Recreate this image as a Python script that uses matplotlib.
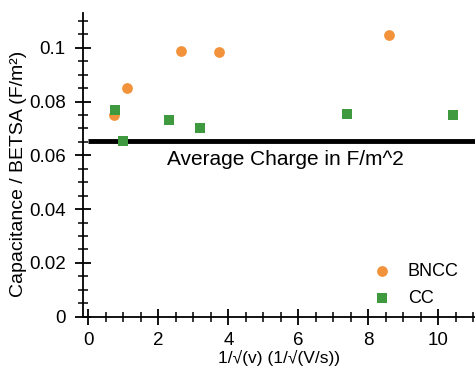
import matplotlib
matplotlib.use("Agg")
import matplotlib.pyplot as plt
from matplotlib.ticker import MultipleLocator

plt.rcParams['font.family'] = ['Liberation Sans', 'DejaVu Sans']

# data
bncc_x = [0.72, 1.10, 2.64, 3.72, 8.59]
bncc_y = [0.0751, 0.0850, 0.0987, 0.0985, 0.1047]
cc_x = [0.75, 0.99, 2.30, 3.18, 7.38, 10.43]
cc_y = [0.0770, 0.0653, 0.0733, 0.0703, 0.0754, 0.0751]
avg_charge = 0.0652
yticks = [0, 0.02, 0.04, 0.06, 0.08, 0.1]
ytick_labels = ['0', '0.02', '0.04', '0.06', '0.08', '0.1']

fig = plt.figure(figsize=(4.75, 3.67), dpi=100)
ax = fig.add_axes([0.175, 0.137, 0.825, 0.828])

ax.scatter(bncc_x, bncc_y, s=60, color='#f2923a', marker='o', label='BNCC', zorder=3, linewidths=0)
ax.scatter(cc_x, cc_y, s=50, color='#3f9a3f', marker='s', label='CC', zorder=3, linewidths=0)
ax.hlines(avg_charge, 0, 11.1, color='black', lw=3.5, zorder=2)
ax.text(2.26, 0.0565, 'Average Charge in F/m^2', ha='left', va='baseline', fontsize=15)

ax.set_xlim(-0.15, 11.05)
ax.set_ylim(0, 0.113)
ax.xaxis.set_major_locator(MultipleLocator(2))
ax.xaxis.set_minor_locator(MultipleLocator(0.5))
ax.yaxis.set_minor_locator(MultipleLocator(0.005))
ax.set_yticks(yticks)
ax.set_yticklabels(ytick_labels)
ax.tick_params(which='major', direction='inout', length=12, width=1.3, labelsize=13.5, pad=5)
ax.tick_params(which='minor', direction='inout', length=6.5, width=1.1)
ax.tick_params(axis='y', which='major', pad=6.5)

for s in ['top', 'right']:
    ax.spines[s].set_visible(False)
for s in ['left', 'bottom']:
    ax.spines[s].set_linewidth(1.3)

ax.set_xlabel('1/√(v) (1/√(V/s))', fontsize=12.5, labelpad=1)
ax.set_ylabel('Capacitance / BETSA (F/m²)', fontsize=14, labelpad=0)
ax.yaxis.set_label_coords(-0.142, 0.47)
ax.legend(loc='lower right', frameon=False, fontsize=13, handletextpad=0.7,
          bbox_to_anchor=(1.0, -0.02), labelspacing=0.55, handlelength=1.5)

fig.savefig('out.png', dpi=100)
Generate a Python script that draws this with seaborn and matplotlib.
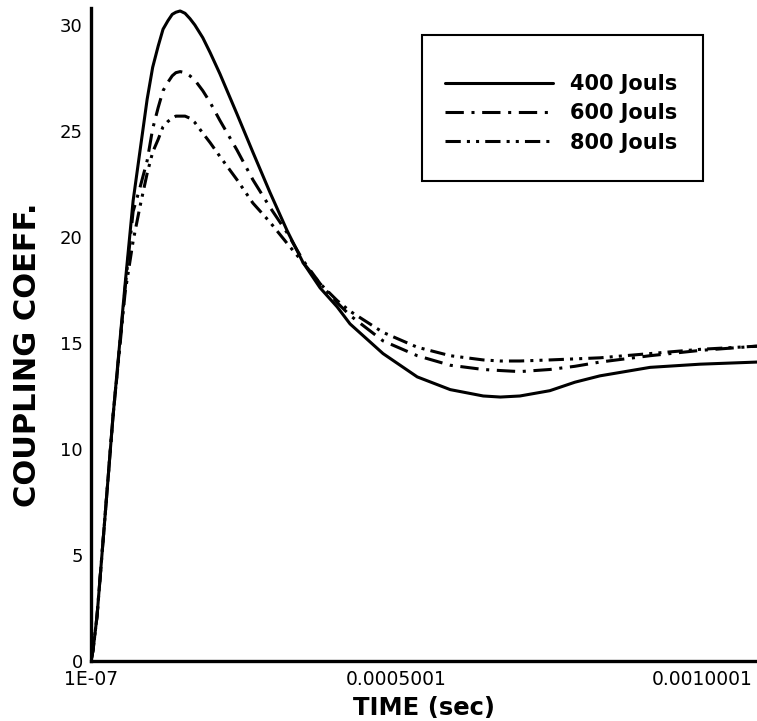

◆ Task to carry out
Collect the lines that hold "matplotlib".

◆ Response to this exercise
Recreate this image as a Python script that uses matplotlib.
import matplotlib
matplotlib.use("Agg")
import matplotlib.pyplot as plt
from matplotlib.ticker import MultipleLocator
Generate a Python script that draws this with seaborn and matplotlib.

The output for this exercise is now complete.